The world marveled at how quickly the railroad was built, largely thanks to German press notices and patriotic films. Workers in the United States had built nearly 2,000 miles of rail with the Transcontinental Railroad in six years, while it took ten years to build the 5,800 miles of the Trans-Siberian Railway in the Manchurian route with the Amur route completed in fifteen years later. At only 4,700 miles, the new route was considerably shorter (especially since it was another 830 miles to Peking from Vladivostok), allowing for speedy flow of goods and passengers between Europe and the Republic of China. The rail line was called a new axis upon which the world would spin.

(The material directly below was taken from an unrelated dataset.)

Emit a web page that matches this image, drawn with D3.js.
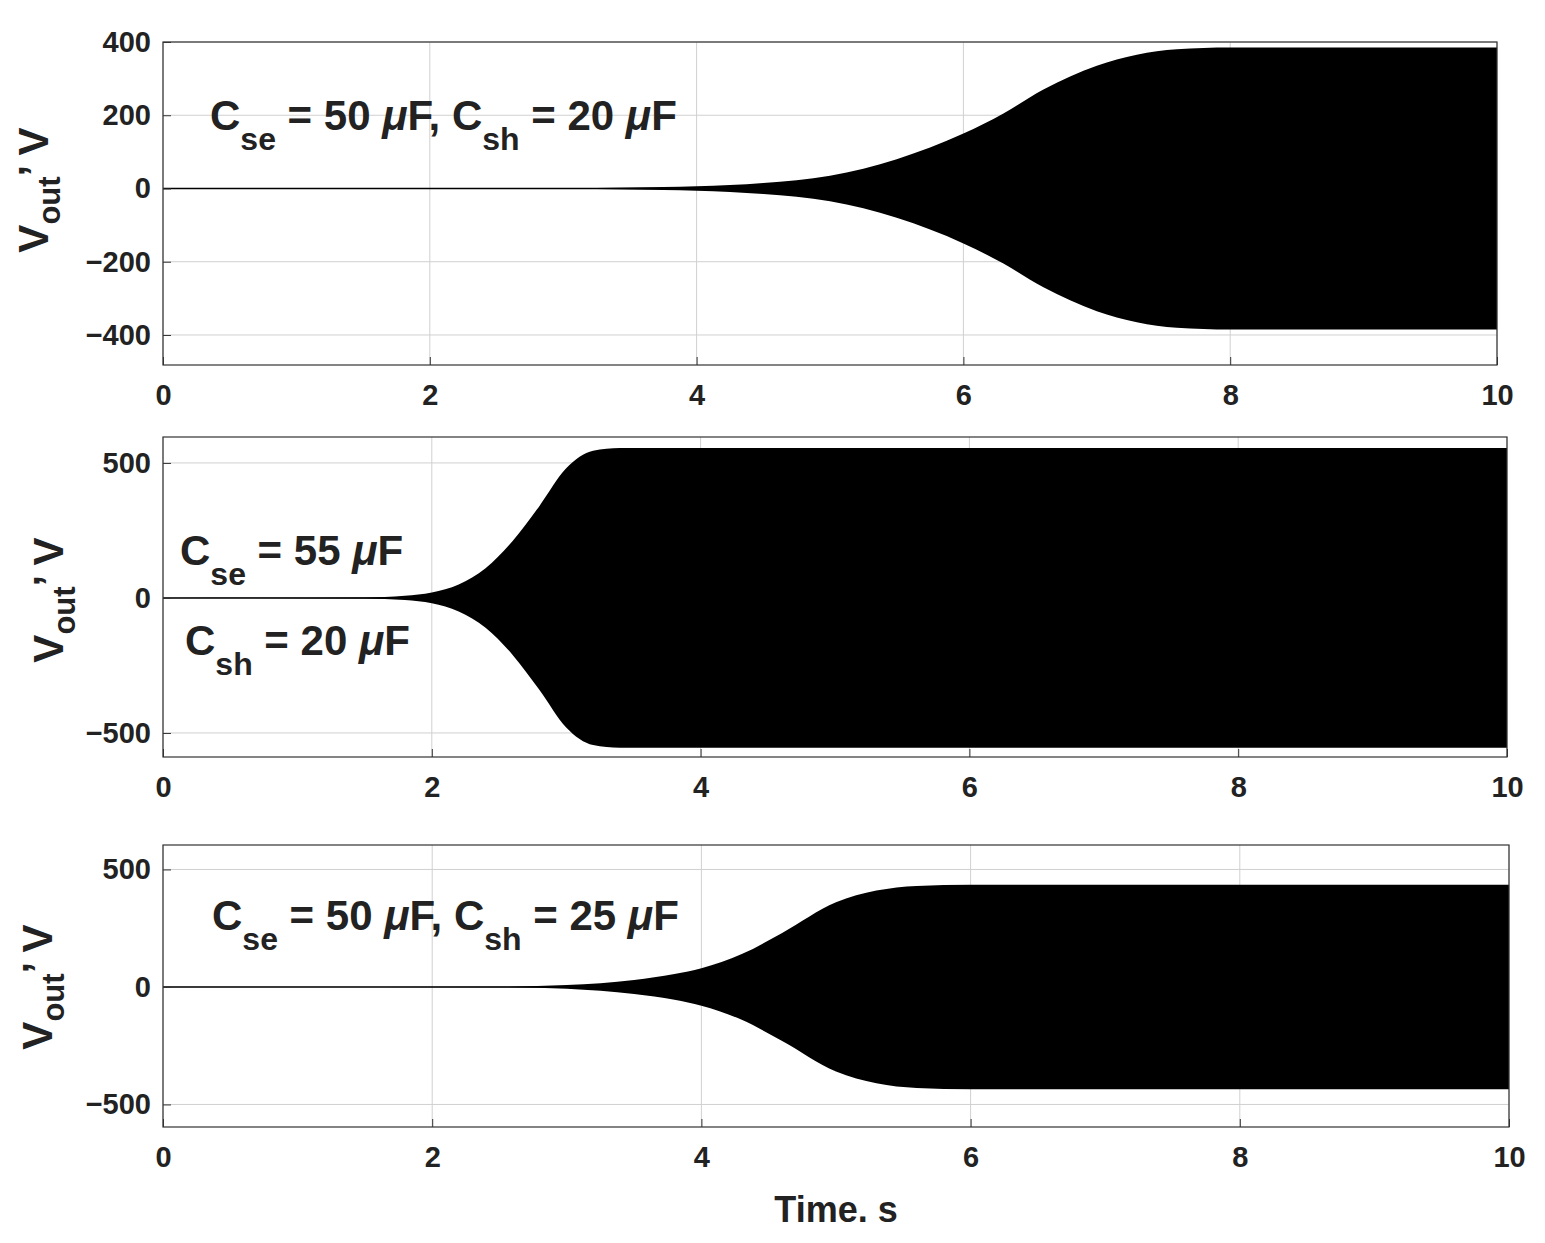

Along with German economic influence came political influence. Germany quickly outpaced other European empires’ attempts at swaying opinion in Asia, and China soon became a close ally with Berlin. Britain maintained a few long-lease ports, using them as stepping stones to affirm an alliance with Japan to secure a counterbalance with Germany’s growing power. Analysts feared that the next war would be truly a World War, perhaps even drawing in nations from the Western Hemisphere such as the United States or Brazil.



In reality, von Moltke continued with the Schlieffen Plan, though he was criticized as being too timid about its execution. Railroads would indeed link Europe with China through Central Asia, although the Cold War limited much of the expansion until the 1990s. Since then, the “New Silk Road” has grown substantially, especially after China’s Belt and Road Action Plan announced in 2015.